Umberto Eco

La comunicazione social e Umberto Eco: roba da imbecilli?

Imbecilli e mass media

Umberto Eco, ha detto, senza molte perifrasi, che la comunicazione social promuove gli imbecilli.

Possiamo trovare ovunque la sua testimonianza registrata e possiamo trovare commenti, intelligenti e per lo più critici, oltre a una valanga di commenti imbecilli sui social.

È chiaro che Eco se l’è cercata e della sua lectio magistralis per la laurea honoris causa presso la stessa università in cui si era laureato in Filosofia, nessuno saprà mai nulla, resterà solo la frase sugli imbecilli. Potenza dei mass media, che quanto a valorizzazione dell’imbecillità umana si difendono benissimo.

Ma a noi interessa ovviamente capire se Umberto Eco afferma che i social, in quanto media, siano stupidi. Non sappiamo tutte le cose che sa Eco, ma che il medium è il messaggio lo abbiamo capito già da tempo e quindi il problema non è sapere se su Twitter e Facebook trovino spazio anche gli imbecilli (sono la maggioranza dell’umanità e quindi inevitabilmente parlano di più), ma se il media, in quanto tale, favorisca l’imbecillità.
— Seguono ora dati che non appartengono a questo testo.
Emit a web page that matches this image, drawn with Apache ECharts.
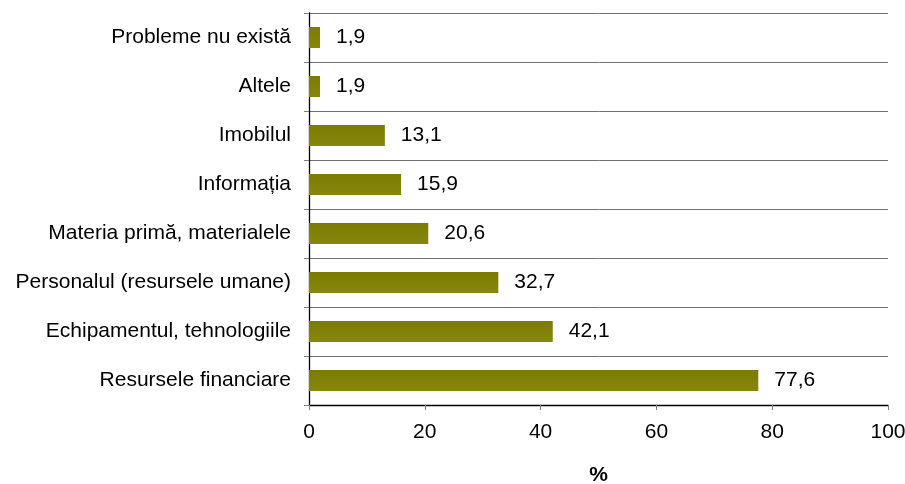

La televisione, ci spiegò Eco ha il difetto grandissimo di essere gratuita e quindi ci induce in un atteggiamento di poca selezione, di scarsa difesa, e quindi produce stupidità per sua natura. È il medium che, anche se fa cose molto intelligenti, finisce per essere produttore di semplificazioni, di banalizzazioni, di pensiero greve, e quindi è stupido. Il premio Nobel in televisione, molto spesso appare stupido come i suoi interlocutori. Detto tra noi markettari, è un medium di massa e favorisce un marketing semplificatorio, per target ampi e indifferenziati.

Internet e i social

Internet invece non è né stupido né intelligente, perché non è un media, ma un ambiente, in cui convive di tutto, in cui agiscono tutti i media. È ovvio che la comunicazione in Internet ha caratteristiche particolari, che influenzano i media, e Manuel Castells – il più grande sociologo che studia Internet e che ha parlato di Internet come “ambiente” – ce li elenca: integrazione, interattività, ipermedialità, interazione e immersione. Tutti i new media che convivono e interagiscono in questo ambiente hanno queste caratteristiche che li rendono potenzialmente più intelligenti, perché insieme producono una intelligenza collettiva di straordinaria qualità. Avere a disposizione il parere di tutti, i premi Nobel e gli imbecilli, accessibile gratuitamente e con forme straordinarie di comunicazione (l’interazione, l’immersione), può produrre effettivamente consapevolezza ricca e nuova del mondo.

Non tutti i new media hanno però le stesse caratteristiche, e il problema sollevato da Eco riguarda specificamente i social. E qui, anche se da lui è lecito attendersi una finezza di ragionamento maggiore: forse Umberto Eco ha ragione, i social sono imbecilli, anche se ci scrive il premio Nobel. La comunicazione sui social (e non è così ad esempio nei siti o sui blog) favorisce la semplificazione, ma anche la polemica banalizzante, l’insulto, il falso. Per chi fa marketing è una manna: le opinioni della maggioranza (di imbecilli) sono alla portata di tutti e grazie a big data, intuito e fortuna posso arrivare a profilare tutto e tutti. Ma il marketing, si sa, non rincorre le cose più intelligenti.

Il punto, secondo me, è che i social sono un ottimo luogo in cui dar spazio alla propria imbecillità. La chiacchiera inutile, lo sfottò tra tifosi, l’insulto politico, sono attività che tutti pratichiamo, e, francamente, non ho nessuna voglia di frequentare gente che non dà spazio alla sua stupidità. Non è vero che al bar l’imbecille viene messo a tacere, al bar siamo tutti, sanamente, imbecilli. E così sui social, che servono a dare sfogo al diritto al gossip, alla chiacchiera inutile, alla vanità fine a se stessa (quanta imbecillità nelle citazioni intelligenti che circolano nei post delle persone più improbabili). Quindi, viva la stupidità, e viva chi la sa praticare. Poi sulla rete o meno, ognuno deve anche imparare a frequentare luoghi più intelligenti e media più profondi. Ma,l a prego, professo Eco, dia ascolto anche lei alla stupidità che le sfiora, ogni tanto, la fronte.